DIRECTIONS FOR THIS TASK
A verbatim copy is needed of the lines from the one containing "Recreate this image" down to the one containing "offsets.append(off)", inclusive. Print it with no pictures.

THE RECORDS
[Start]

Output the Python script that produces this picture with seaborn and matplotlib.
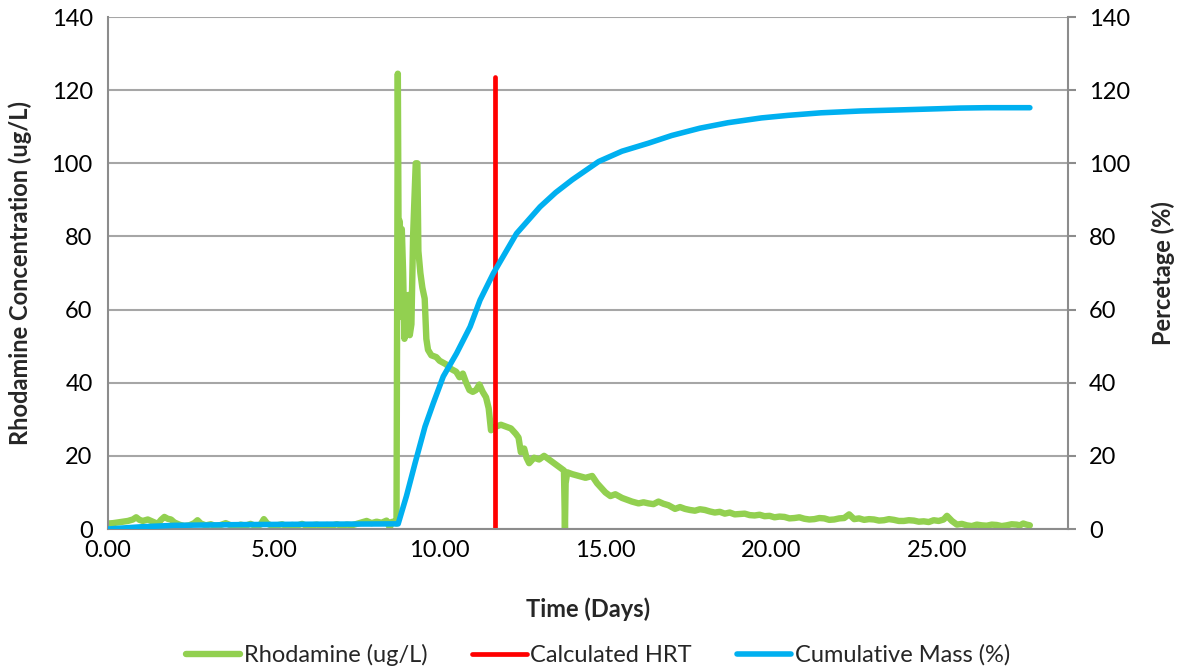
import matplotlib
matplotlib.use("Agg")
import matplotlib.pyplot as plt
import seaborn as sns
import pandas as pd

# ---------------- data ----------------
rhod_t = [0.0, 0.15, 0.3, 0.45, 0.6, 0.75, 0.85, 0.95, 1.05, 1.2, 1.35, 1.5, 1.6, 1.7, 1.8, 1.9,
          2.0, 2.15, 2.3, 2.45, 2.6, 2.7, 2.8, 2.95, 3.1, 3.25, 3.4, 3.55, 3.7, 3.85, 4.0, 4.15,
          4.3, 4.45, 4.6, 4.7, 4.8, 4.95, 5.1, 5.25, 5.4, 5.55, 5.7, 5.85, 6.0, 6.15, 6.3, 6.45,
          6.6, 6.75, 6.9, 7.05, 7.2, 7.35, 7.5, 7.65, 7.8, 7.95, 8.1, 8.25, 8.4, 8.5, 8.55, 8.65,
          8.70, 8.72, 8.74, 8.76, 8.80, 8.83, 8.86, 8.90, 8.94, 8.98, 9.02, 9.06, 9.10, 9.15,
          9.20, 9.28, 9.33, 9.36, 9.42, 9.48, 9.55, 9.60, 9.65, 9.75, 9.9, 10.0, 10.1, 10.2,
          10.3, 10.4, 10.5, 10.6, 10.7, 10.8, 10.9, 11.0, 11.1, 11.2, 11.3, 11.4, 11.48, 11.55,
          11.7, 11.85, 12.0, 12.15, 12.3, 12.38, 12.45, 12.55, 12.62, 12.7, 12.85, 13.0, 13.15,
          13.3, 13.45, 13.6, 13.75, 13.78, 13.80, 13.85, 14.0, 14.2, 14.4, 14.6, 14.75, 14.85,
          15.0, 15.15, 15.3, 15.5, 15.65, 15.8, 16.0, 16.15, 16.3, 16.45, 16.6, 16.75, 16.9,
          17.1, 17.25, 17.4, 17.55, 17.7, 17.85, 18.0, 18.15, 18.3, 18.45, 18.6, 18.75, 18.9,
          19.05, 19.2, 19.35, 19.5, 19.65, 19.8, 19.95, 20.1, 20.25, 20.4, 20.55, 20.7, 20.85,
          21.0, 21.15, 21.3, 21.45, 21.6, 21.75, 21.9, 22.05, 22.2, 22.35, 22.5, 22.65, 22.8,
          22.95, 23.1, 23.25, 23.4, 23.55, 23.7, 23.85, 24.0, 24.15, 24.3, 24.45, 24.6, 24.75,
          24.9, 25.05, 25.2, 25.3, 25.45, 25.6, 25.75, 25.9, 26.05, 26.2, 26.35, 26.5, 26.65,
          26.8, 26.95, 27.1, 27.25, 27.4, 27.5, 27.6, 27.7, 27.8]
rhod_v = [1.5, 1.6, 1.8, 2.0, 2.2, 2.6, 3.2, 2.5, 2.2, 2.6, 2.0, 1.4, 2.5, 3.3, 2.8, 2.6,
          1.8, 1.2, 0.8, 1.0, 1.6, 2.4, 1.5, 1.0, 1.3, 0.8, 1.1, 1.6, 1.0, 0.7, 1.2, 0.9,
          1.4, 0.8, 1.2, 2.7, 1.5, 0.8, 1.0, 1.3, 0.7, 1.1, 0.9, 1.4, 0.8, 1.0, 1.2, 0.7,
          1.1, 0.9, 1.3, 0.8, 1.2, 1.0, 1.4, 1.8, 2.2, 1.6, 2.0, 1.7, 2.3, 0.3, 1.9, 2.1,
          1.5, 60.0, 124.5, 85.0, 84.0, 58.0, 82.0, 70.0, 52.0, 60.0, 55.0, 64.0, 53.0, 56.0,
          80.0, 100.0, 100.0, 76.0, 70.0, 66.0, 63.0, 52.0, 49.0, 47.5, 47.0, 46.0, 45.5, 45.0,
          44.0, 43.5, 43.0, 41.5, 42.5, 40.0, 38.0, 37.5, 38.0, 39.5, 37.5, 36.0, 33.0, 27.0,
          28.0, 28.5, 28.0, 27.5, 26.0, 25.0, 21.0, 22.0, 19.5, 18.0, 19.5, 19.0, 20.0,
          19.0, 18.0, 17.0, 16.0, 0.0, 12.5, 15.5, 15.0, 14.5, 14.0, 14.5, 12.5, 11.5,
          10.0, 9.0, 9.5, 8.5, 8.0, 7.5, 7.0, 7.3, 7.0, 6.8, 7.5, 6.9, 6.5,
          5.5, 6.0, 5.5, 5.2, 5.0, 5.4, 5.2, 4.8, 4.5, 4.7, 4.2, 4.5, 4.0,
          4.1, 4.2, 3.8, 3.7, 3.9, 3.5, 3.6, 3.2, 3.4, 3.3, 2.9, 3.0, 3.2,
          2.8, 2.6, 2.7, 3.0, 2.9, 2.5, 2.6, 2.9, 3.0, 4.0, 2.7, 2.9, 2.5,
          2.7, 2.6, 2.3, 2.4, 2.7, 2.5, 2.2, 2.2, 2.4, 2.3, 2.0, 2.1, 1.9,
          2.4, 2.2, 2.6, 3.6, 2.2, 1.2, 1.4, 1.0, 0.8, 1.2, 1.0, 0.9, 1.2,
          1.1, 0.8, 1.0, 1.3, 1.2, 1.0, 1.5, 1.2, 1.0]

hrt_t = [11.67, 11.67]
hrt_v = [0.0, 123.5]

mass_t = [0.0, 1.0, 2.0, 4.0, 6.0, 8.75, 9.0, 9.26, 9.56, 9.81, 10.11, 10.51, 10.92, 11.22,
          11.62, 12.32, 13.03, 13.5, 14.0, 14.4, 14.8, 15.5, 16.3, 17.0, 17.85, 18.7, 19.7,
          20.5, 21.5, 22.7, 23.9, 25.0, 25.7, 26.5, 27.8]
mass_v = [0.0, 0.6, 1.0, 1.2, 1.3, 1.4, 9.0, 18.0, 28.0, 34.4, 41.7, 48.0, 55.3, 62.6,
          69.9, 80.8, 88.1, 92.0, 95.5, 98.0, 100.5, 103.3, 105.5, 107.6, 109.6, 111.1, 112.4,
          113.1, 113.8, 114.3, 114.6, 114.9, 115.1, 115.2, 115.2]

x_ticks = [0, 5, 10, 15, 20, 25]
x_tick_labels = ["0.00", "5.00", "10.00", "15.00", "20.00", "25.00"]
y_ticks = [0, 20, 40, 60, 80, 100, 120, 140]

GREEN = "#92D050"
RED = "#FF0000"
BLUE = "#00B0F0"
GRID = "#A6A6A6"
SPINE = "#8C8C8C"

sns.set_style("white")
plt.rcParams["font.family"] = ["Lato", "DejaVu Sans"]

FS = 17

fig = plt.figure(figsize=(11.77, 6.68), dpi=100)
ax = fig.add_axes([108 / 1177, 1 - 529 / 668, 960 / 1177, 512 / 668])
ax2 = ax.twinx()

df_r = pd.DataFrame({"t": rhod_t, "v": rhod_v})
df_h = pd.DataFrame({"t": hrt_t, "v": hrt_v})
df_m = pd.DataFrame({"t": mass_t, "v": mass_v})

sns.lineplot(data=df_r, x="t", y="v", ax=ax, color=GREEN, lw=4.6, estimator=None, sort=False,
             label="Rhodamine (ug/L)", legend=False, solid_capstyle="round", solid_joinstyle="round")
sns.lineplot(data=df_h, x="t", y="v", ax=ax, color=RED, lw=3.4, estimator=None, sort=False,
             label="Calculated HRT", legend=False, solid_capstyle="round")
sns.lineplot(data=df_m, x="t", y="v", ax=ax2, color=BLUE, lw=4.0, estimator=None, sort=False,
             label="Cumulative Mass (%)", legend=False, solid_capstyle="round", solid_joinstyle="round")

for a in (ax, ax2):
    a.set_xlim(0, 28.95)
    a.set_ylim(0, 140)
    a.set_yticks(y_ticks)

ax.set_xticks(x_ticks)
ax.set_xticklabels(x_tick_labels)
ax.yaxis.grid(True, color=GRID, lw=1.5)
ax.xaxis.grid(False)
ax.set_axisbelow(True)

for a in (ax, ax2):
    for s in a.spines.values():
        s.set_visible(False)
for name, a in (("left", ax), ("bottom", ax), ("right", ax2)):
    a.spines[name].set_visible(True)
    a.spines[name].set_color(SPINE)
    a.spines[name].set_linewidth(1.5)

ax.tick_params(axis="x", length=0, labelsize=FS, colors="black", pad=8)
ax.tick_params(axis="y", length=0, labelsize=FS, colors="black", pad=11)
ax2.tick_params(axis="y", length=6, width=1.5, color=SPINE, labelsize=FS, labelcolor="black", pad=9,
                direction="out")

ax.set_xlabel("Time (Days)", fontsize=FS, fontweight="bold", labelpad=26)
ax.set_ylabel("Rhodamine Concentration (ug/L)", fontsize=FS, fontweight="bold", labelpad=14)
ax2.set_ylabel("Percetage (%)", fontsize=FS, fontweight="bold", labelpad=15)

h1, l1 = ax.get_legend_handles_labels()
h2, l2 = ax2.get_legend_handles_labels()
fig.legend(h1 + h2, l1 + l2, loc="center", bbox_to_anchor=(0.508, 1 - 655 / 668), ncol=3,
           frameon=False, fontsize=FS, handlelength=2.3, handletextpad=0.15, columnspacing=1.9)

fig.savefig("out.png", dpi=100)
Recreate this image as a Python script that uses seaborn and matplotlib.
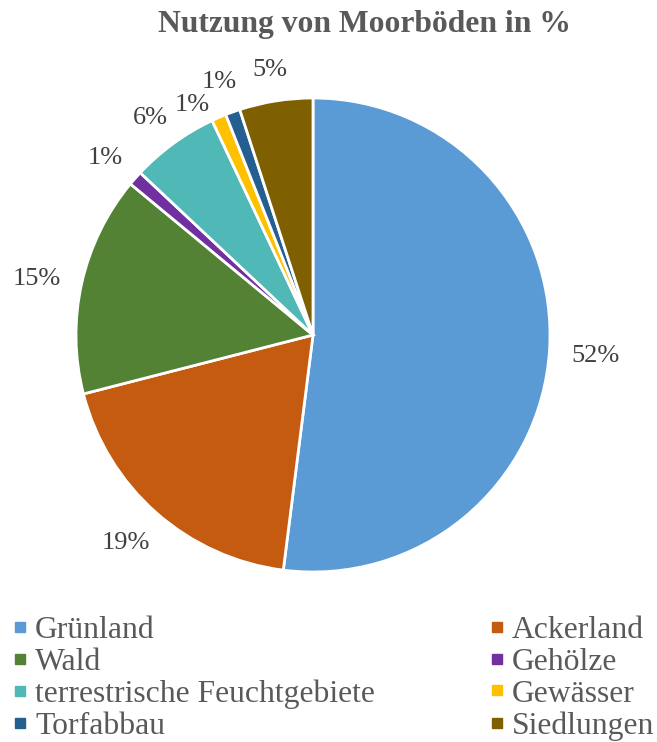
import numpy as np
import matplotlib
matplotlib.use("Agg")
import matplotlib.pyplot as plt
import seaborn as sns
from matplotlib.lines import Line2D

categories = ["Grünland", "Ackerland", "Wald", "Gehölze",
              "terrestrische Feuchtgebiete", "Gewässer", "Torfabbau", "Siedlungen"]
values = [52, 19, 15, 1, 6, 1, 1, 5]
colors = ["#5B9BD5", "#C55A11", "#548235", "#7030A0",
          "#50B8B6", "#FFC000", "#255E91", "#7F6000"]
title = "Nutzung von Moorböden in %"

sns.set_theme(style="white")
plt.rcParams["font.family"] = ["Liberation Serif", "DejaVu Serif"]

W, H = 657, 742
fig = plt.figure(figsize=(W / 100, H / 100), dpi=100)
fig.patch.set_facecolor("white")

cx, cy, R = 313, 335, 237
ax = fig.add_axes([(cx - R) / W, (H - cy - R) / H, 2 * R / W, 2 * R / H])
palette = sns.color_palette(colors)
wedges, _ = ax.pie(values, colors=palette, startangle=90, counterclock=False,
                   radius=1, wedgeprops=dict(edgecolor="white", linewidth=2))
ax.set_xlim(-1, 1)
ax.set_ylim(-1, 1)
ax.set_aspect("equal")
ax.axis("off")

fs_lab = 19
labels = []
offsets = []
for w, v in zip(wedges, values):
    th = np.deg2rad((w.theta1 + w.theta2) / 2)
    c, s = np.cos(th), np.sin(th)
    txt = f"{v}%"
    half_w = 0.5 * fs_lab * (0.5 * len(str(v)) + 0.833)
    half_h = 0.5 * fs_lab * 1.0
    off = [c * half_w, s * half_h - 2.5]
    a = ax.annotate(txt, xy=(1.093 * c, 1.093 * s), xytext=tuple(off),
                    textcoords="offset points", ha="center", va="center",
                    fontsize=fs_lab, color="#404040", annotation_clip=False)
    labels.append(a)
    offsets.append(off)

# resolve overlaps between neighbouring labels (shift the earlier one down-left)
fig.canvas.draw()
renderer = fig.canvas.get_renderer()
for i in range(len(labels) - 1):
    for _ in range(60):
        b1 = labels[i].get_window_extent(renderer)
        b2 = labels[i + 1].get_window_extent(renderer)
        if not b1.overlaps(b2):
            break
        offsets[i][0] -= 0.5
        offsets[i][1] -= 0.8
        labels[i].set_position(tuple(offsets[i]))
        fig.canvas.draw()

fig.text(364.5 / W, 1 - 32 / H, title, ha="center", va="baseline",
         fontsize=22.8, fontweight="bold", color="#595959")

handles = [Line2D([0], [0], marker="s", linestyle="none", markersize=7.2,
                  markerfacecolor=col, markeredgecolor=col) for col in palette]
# row-major order for a 2-column legend
order = list(range(0, len(categories), 2)) + list(range(1, len(categories), 2))
leg = fig.legend([handles[i] for i in order], [categories[i] for i in order],
                 loc="upper left", ncol=2,
                 bbox_to_anchor=(12 / W, 1 - 616 / H), bbox_transform=fig.transFigure,
                 frameon=False, fontsize=22.8, borderpad=0, borderaxespad=0,
                 handlelength=0.5, handletextpad=0.23, labelspacing=0.08,
                 columnspacing=3.6)
for t in leg.get_texts():
    t.set_color("#595959")

fig.savefig("out.png", dpi=100, facecolor="white")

[End]

ANSWER FOR THE TASK
Recreate this image as a Python script that uses seaborn and matplotlib.
import numpy as np
import matplotlib
matplotlib.use("Agg")
import matplotlib.pyplot as plt
import seaborn as sns
from matplotlib.lines import Line2D

categories = ["Grünland", "Ackerland", "Wald", "Gehölze",
              "terrestrische Feuchtgebiete", "Gewässer", "Torfabbau", "Siedlungen"]
values = [52, 19, 15, 1, 6, 1, 1, 5]
colors = ["#5B9BD5", "#C55A11", "#548235", "#7030A0",
          "#50B8B6", "#FFC000", "#255E91", "#7F6000"]
title = "Nutzung von Moorböden in %"

sns.set_theme(style="white")
plt.rcParams["font.family"] = ["Liberation Serif", "DejaVu Serif"]

W, H = 657, 742
fig = plt.figure(figsize=(W / 100, H / 100), dpi=100)
fig.patch.set_facecolor("white")

cx, cy, R = 313, 335, 237
ax = fig.add_axes([(cx - R) / W, (H - cy - R) / H, 2 * R / W, 2 * R / H])
palette = sns.color_palette(colors)
wedges, _ = ax.pie(values, colors=palette, startangle=90, counterclock=False,
                   radius=1, wedgeprops=dict(edgecolor="white", linewidth=2))
ax.set_xlim(-1, 1)
ax.set_ylim(-1, 1)
ax.set_aspect("equal")
ax.axis("off")

fs_lab = 19
labels = []
offsets = []
for w, v in zip(wedges, values):
    th = np.deg2rad((w.theta1 + w.theta2) / 2)
    c, s = np.cos(th), np.sin(th)
    txt = f"{v}%"
    half_w = 0.5 * fs_lab * (0.5 * len(str(v)) + 0.833)
    half_h = 0.5 * fs_lab * 1.0
    off = [c * half_w, s * half_h - 2.5]
    a = ax.annotate(txt, xy=(1.093 * c, 1.093 * s), xytext=tuple(off),
                    textcoords="offset points", ha="center", va="center",
                    fontsize=fs_lab, color="#404040", annotation_clip=False)
    labels.append(a)
    offsets.append(off)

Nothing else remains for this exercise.